Before and After, 2007, paper on panel, gouache, pencil, 48 x 50 inches

Uproot, 2007, paper on panel, gouache, pencil, 22 x 66 inches

Fruit Tree, 2007, paper on panel, gouache, pencil, 13 x 16 inches

Adam Ogilvie

Oceans Between Us

September 20 – October 27, 2007

 

The gallery is pleased to present Oceans Between Us, Adam Ogilvie’s first one-person exhibition. The work is about one consciousness confronting its own. It deals with fear and survival. Disaster looms over innocent sensuality. "I can't go on. I must go on". The MOLEBEARBIRD – burrower, fighter,flyer, and hibernator - is a soldier of life, facing threats andconfronting survival (Adam Ogilvie). The show consists of recent paintings and sculptures, as well as a film and a photograph.

Adam Ogilvie’s creatures are analog monuments made of cardboard and screws. They are distant relatives of the Rolodex family; their perforated aspect recalls old library index cards, storage vessels or armors of another era. They elicit the same smile caused by any obsolete tool: a mix of nostalgia and a desire to protect and cherish. The analog world, less accurate but friendlier than its binary cousin, is becoming outdated although like Adam Ogilvie’s cardboard bears, it is closer to human scale. When Wall Street is thriving it is a bull market, when it starts slowing down, it becomes a bear market. Adam Ogilvie’s bears precede the digital deluge and appear to be extinct species that have never existed.

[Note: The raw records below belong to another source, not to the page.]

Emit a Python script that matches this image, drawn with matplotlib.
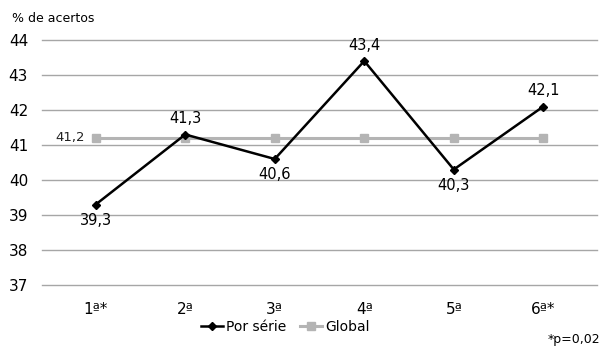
import matplotlib
matplotlib.use('Agg')
import matplotlib.pyplot as plt

# data
categories = ['1ª*', '2ª', '3ª', '4ª', '5ª', '6ª*']
por_serie = [39.3, 41.3, 40.6, 43.4, 40.3, 42.1]
global_vals = [41.2, 41.2, 41.2, 41.2, 41.2, 41.2]
label_pos = ['below', 'above', 'below', 'above', 'below', 'above']
yticks = [37, 38, 39, 40, 41, 42, 43, 44]

plt.rcParams['font.family'] = ['DejaVu Sans']

fig = plt.figure(figsize=(6.08, 3.5), dpi=100)
ax = fig.add_axes([42 / 608, 1 - 285 / 350, 555 / 608, 245 / 350])

x = list(range(len(categories)))
ax.plot(x, global_vals, color='#b4b4b4', lw=2.2, marker='s', ms=6,
        label='Global', zorder=2)
ax.plot(x, por_serie, color='black', lw=1.8, marker='D', ms=4.5,
        label='Por série', zorder=3)

for xi, v, p in zip(x, por_serie, label_pos):
    txt = f'{v:.1f}'.replace('.', ',')
    if p == 'above':
        ax.annotate(txt, (xi, v), xytext=(0, 6), textcoords='offset points',
                    ha='center', va='bottom', fontsize=10.5)
    else:
        ax.annotate(txt, (xi, v), xytext=(0, -6), textcoords='offset points',
                    ha='center', va='top', fontsize=10.5)

ax.annotate(f'{global_vals[0]:.1f}'.replace('.', ','), (x[0], global_vals[0]),
            xytext=(-8, 0), textcoords='offset points', ha='right',
            va='center', fontsize=9.5, color='#222222')

ax.set_xlim(-0.6, len(categories) - 0.4)
ax.set_ylim(37, 44)
ax.set_yticks(yticks)
ax.set_xticks(x)
ax.set_xticklabels(categories)
ax.tick_params(axis='both', length=0, labelsize=11)
ax.tick_params(axis='y', pad=10)
ax.tick_params(axis='x', pad=12)
ax.grid(axis='y', color='#a6a6a6', lw=1)
for gl in ax.yaxis.get_gridlines():
    gl.set_clip_on(False)
ax.set_axisbelow(True)
for s in ax.spines.values():
    s.set_visible(False)

fig.text(12 / 608, 1 - 18 / 350, '% de acertos', fontsize=9, va='center')
fig.text(600 / 608, 1 - 340 / 350, '*p=0,02', fontsize=9, ha='right',
         va='center')

handles, labels = ax.get_legend_handles_labels()
fig.legend(handles[::-1], labels[::-1], loc='center',
           bbox_to_anchor=(285 / 608, 1 - 327 / 350), ncol=2, frameon=False,
           fontsize=10, handlelength=1.6, handletextpad=0.2,
           columnspacing=1.0, borderpad=0)

fig.savefig('out.png', dpi=100)
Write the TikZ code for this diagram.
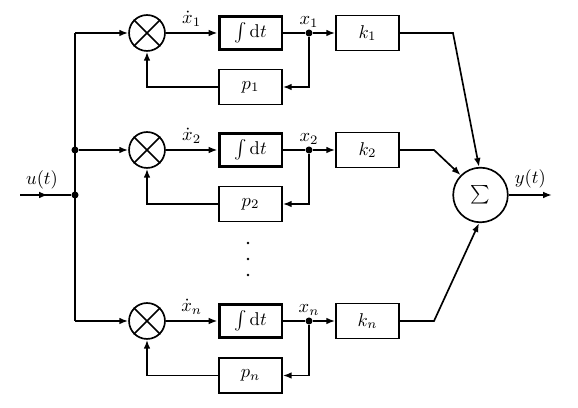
\documentclass[tikz,border=0pt]{standalone}
\usetikzlibrary{arrows.meta,calc}
\begin{document}
\begin{tikzpicture}[x=0.54pt,y=-0.54pt,
  >={Latex[length=4.8pt,width=3.6pt]},
  line/.style={line width=0.9pt},
  mult/.style={circle,draw,line width=0.9pt,minimum size=19.4pt,inner sep=0pt},
  intbox/.style={draw,line width=1.6pt,minimum width=34pt,minimum height=18pt,inner sep=0pt},
  gbox/.style={draw,line width=0.9pt,minimum width=34pt,minimum height=19pt,inner sep=0pt},
  sumnode/.style={circle,draw,line width=0.9pt,minimum size=29.5pt,inner sep=0pt},
  junc/.style={circle,fill,inner sep=0pt,minimum size=3.8pt},
  vdot/.style={circle,fill,inner sep=0pt,minimum size=1.6pt},
  lbl/.style={inner sep=1pt}
]
\useasboundingbox (0,0) rectangle (578,408);

% left input and bus
\coordinate (in) at (20,195);
\coordinate (inmid) at (48,195);
\coordinate (t1) at (75,33);
\coordinate (tn) at (75,321);
\node[junc] (ja) at (75,150) {};
\node[junc] (jb) at (75,195) {};
\node[lbl,above=2pt] (ulbl) at (42,195) {$u(t)$};

% row 1
\node[mult] (m1) at (147,33) {};
\node[intbox] (i1) at (250.5,33) {$\int\mathrm{d}t$};
\node[gbox] (p1) at (250.5,87) {$p_1$};
\node[junc] (j1) at (309,33) {};
\node[gbox] (k1) at (367.5,33) {$k_1$};
\node[lbl,above=2pt] (x1) at (309,33) {$x_1$};
\coordinate (b1) at (453,33);

% row 2
\node[mult] (m2) at (147,150) {};
\node[intbox] (i2) at (250.5,150) {$\int\mathrm{d}t$};
\node[gbox] (p2) at (250.5,204) {$p_2$};
\node[junc] (j2) at (309,150) {};
\node[gbox] (k2) at (367.5,150) {$k_2$};
\node[lbl,above=2pt] (x2) at (309,150) {$x_2$};
\coordinate (b2) at (434,150);

% row n
\node[mult] (mn) at (147,321) {};
\node[intbox] (in2) at (250.5,321) {$\int\mathrm{d}t$};
\node[gbox] (pn) at (250.5,375.5) {$p_n$};
\node[junc] (jn) at (309,321) {};
\node[gbox] (kn) at (367.5,321) {$k_n$};
\node[lbl,above=2pt] (xn) at (309,321) {$x_n$};
\coordinate (bn) at (434,321);

% vertical dots
\node[vdot] (d1) at (248,243) {};
\node[vdot] (d2) at (248,259) {};
\node[vdot] (d3) at (248,275) {};

% sum and output
\node[sumnode] (sum) at (480.5,195) {$\sum$};
\coordinate (out) at (552,195);

% crosses in multipliers
\foreach \m in {m1,m2,mn}{
  \draw[line] (\m.north west) -- (\m.south east);
  \draw[line] (\m.north east) -- (\m.south west);
}

% input
\draw[line] (in) -- (jb);
\draw[line,->] (in) -- (inmid);
\draw[line] (t1) -- (tn);
\draw[line,->] (t1) -- (m1);
\draw[line,->] (ja) -- (m2);
\draw[line,->] (tn) -- (mn);

% row connections
\draw[line,->] (m1) -- node[lbl,above=2pt]{$\dot x_1$} (i1);
\draw[line] (i1) -- (j1);
\draw[line,->] (j1) -- (k1);
\draw[line,->] (j1) |- (p1);
\draw[line,->] (p1) -| (m1);

\draw[line,->] (m2) -- node[lbl,above=2pt]{$\dot x_2$} (i2);
\draw[line] (i2) -- (j2);
\draw[line,->] (j2) -- (k2);
\draw[line,->] (j2) |- (p2);
\draw[line,->] (p2) -| (m2);

\draw[line,->] (mn) -- node[lbl,above=2pt]{$\dot x_n$} (in2);
\draw[line] (in2) -- (jn);
\draw[line,->] (jn) -- (kn);
\draw[line,->] (jn) |- (pn);
\draw[line,->] (pn) -| (mn);

% to sum
\draw[line,->] (k1.east) -- (b1) -- (sum.93);
\draw[line,->] (k2.east) -- (b2) -- (sum.135);
\draw[line,->] (kn.east) -- (bn) -- (sum.267);
\draw[line,->] (sum) -- node[lbl,above=2pt]{$y(t)$} (out);
\end{tikzpicture}
\end{document}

Reminiscent of early video games and children cartoons, Adam Ogilvie’s universe is populated by strange hybrid creatures set against brightly colored backgrounds. The dreamlike imagery, the unnatural light and colors with figures and objects seemingly frozen in time also bring to mind the world of Metaphysical painting and its deceptive simplicity. Caught in unlikely situations, the characters and their environments are stripped of specific narrative contexts, thus offering many possible interpretations. Characters often reappear, though in each scenario their roles become more complex and defined. Poisoned, Beautiful, Almost Gone, is a large hybrid sculpture engaged in an impossible mission: a bear is pulling the strings of a parachute bigger and obviously much heavier than he is, as he is made of cardboard and the parachute aqua resin. Similar figures leap through the paintings, looking possibly distressed, sometimes wearing a red cape; elsewhere they are shown hooking up a string to objects that look like bombs, or balloons; or they are perched on a branch sticking off the wall.

Two works in a separate room function as a counterpoint adding a disquieting layer of complexity. Oceans Between Us, a 2-minute film loop transferred to video, is an emotionally stirring abstraction of war, love, and redemption. It includes images of birds, parachutes and oceans. It is funereal and lyrical; it is silent, black and white and far away. Like a relic from another time, it applies to the things we repeat over and over again. Between, a glowing 50 x 60 inch photograph of an old footbridge crossing a small river is simultaneously an invitation to life and a pathway to death. The innocent bear creature has taken on a more specific role as soldier, facing threats and confronting survival. The film and photograph become a commentary on his struggle; they facilitate the transfer for the viewer to become the bear.

Born in 1971, Adam Ogilvie lives and works in Brooklyn, NY. He has a B.A. in fine arts from Yale University and a M.F.A from the School of Visual Arts, New York.